In that moment, everyone wants your attention — and everyone thinks they matter. Your job isn’t to respond to everything. It’s to decide what counts.
Without a system, you react. You give equal weight to voices that don’t shape the outcome, while the ones who do are left waiting. People say leaders need thick skin. What they actually need is clarity — clarity on who they’re accountable to, and the discipline to treat everyone else accordingly. That discipline is what holds under pressure.

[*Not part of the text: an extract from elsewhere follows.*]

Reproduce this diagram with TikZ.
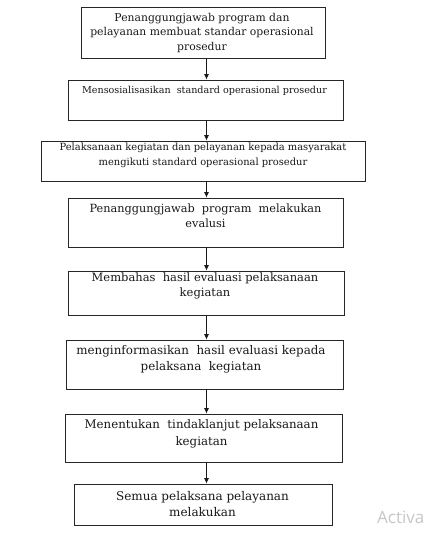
\documentclass[tikz,border=0pt]{standalone}
\usepackage{fontspec}
\setmainfont{DejaVu Serif}
\newfontfamily\wmfont{Open Sans}
\usetikzlibrary{arrows.meta}
\tikzset{
  box/.style={draw=black!85, line width=0.8pt, inner sep=0pt, fill=white},
  lbl/.style={anchor=north, inner sep=0pt, align=center, text=black!90},
  arr/.style={draw=black!90, line width=0.8pt, -{Latex[length=5.5pt,width=5pt]}},
  wm/.style={anchor=base west, inner sep=0pt, text=black!22, font=\wmfont\fontsize{17}{20}\selectfont}
}
\begin{document}
\begin{tikzpicture}[x=1pt,y=-1pt]
\clip (0,0) rectangle (423,538);
\useasboundingbox[fill=white] (0,0) rectangle (423,538);
\coordinate (ax) at (206.5,0);
% boxes
\node[box, minimum width=244pt, minimum height=51pt] (b1) at (203,32.5) {};
\node[box, minimum width=275pt, minimum height=40pt] (b2) at (205.5,100) {};
\node[box, minimum width=324pt, minimum height=40pt] (b3) at (203,161) {};
\node[box, minimum width=275pt, minimum height=49pt] (b4) at (205.5,222.5) {};
\node[box, minimum width=276pt, minimum height=44pt] (b5) at (206,293) {};
\node[box, minimum width=277pt, minimum height=49pt] (b6) at (204.5,364.5) {};
\node[box, minimum width=277pt, minimum height=48pt] (b7) at (203.5,438) {};
\node[box, minimum width=258pt, minimum height=41pt] (b8) at (203,504.5) {};
% texts
\node[lbl, font=\fontsize{10.8}{14.5}\selectfont] (t1) at (202,13) {Penanggungjawab program dan\\pelayanan membuat standar operasional\\prosedur};
\node[lbl, font=\fontsize{9.6}{14}\selectfont] (t2) at (204.5,86) {Mensosialisasikan\ \ standard operasional prosedur};
\node[lbl, font=\fontsize{9.9}{15}\selectfont] (t3) at (203,143) {Pelaksanaan kegiatan dan pelayanan kepada masyarakat\\mengikuti standard operasional prosedur};
\node[lbl, font=\fontsize{11.3}{15}\selectfont] (t4) at (205.5,204) {Penanggungjawab\ \ program\ \ melakukan\\evalusi};
\node[lbl, font=\fontsize{11.5}{15}\selectfont] (t5) at (205,272.5) {Membahas\ \ hasil evaluasi pelaksanaan\\kegiatan};
\node[lbl, font=\fontsize{11.9}{16}\selectfont] (t6) at (201,345) {menginformasikan\ \ hasil evaluasi kepada\\pelaksana\ \ kegiatan};
\node[lbl, font=\fontsize{11.8}{17}\selectfont] (t7) at (201.5,419) {Menentukan\ \ tindaklanjut pelaksanaan\\kegiatan};
\node[lbl, font=\fontsize{12}{16}\selectfont] (t8) at (202.5,491) {Semua pelaksana pelayanan\\melakukan};
% arrows
\draw[arr] (b1.south -| ax) -- (b2.north -| ax);
\draw[arr] (b2.south -| ax) -- (b3.north -| ax);
\draw[arr] (b3.south -| ax) -- (b4.north -| ax);
\draw[arr] (b4.south -| ax) -- (b5.north -| ax);
\draw[arr] (b5.south -| ax) -- (b6.north -| ax);
\draw[arr] (b6.south -| ax) -- (b7.north -| ax);
\draw[arr] (b7.south -| ax) -- (b8.north -| ax);
% watermark
\node[wm] (w1) at (377,523) {Activa};
\end{tikzpicture}
\end{document}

When Microsoft moved to acquire Activision Blizzard for $69 billion, opposition was loud — competitors, politicians, media. They ignored most of it and focused on the only stakeholders who could stop the deal: regulators in the US, UK and EU. They didn’t chase every narrative. The deal closed. The noise was real. It just wasn’t relevant.
The current environment makes this harder. AI can generate a credible CEO statement before legal picks up the phone. Internal emails can reach reporters in minutes. Social platforms can turn a trivial moment into a full-blown story before you’ve decided if it matters.
Earlier this year, McDonald’s CEO Chris Kempczinski posted a video tasting the new Big Arch burger. The internet piled on. Rivals and comedians amplified it to tens of millions of views. McDonald’s didn’t panic. They recognized it wasn’t a stakeholder crisis.
Their brand account posted a single winking Instagram image: “Take a bite of our new product. Can’t believe this got approved.” Then they moved on. A spokesperson noted they were glad the Big Arch had everyone’s attention. Early sales beat expectations. The reaction was loud. It just didn’t matter.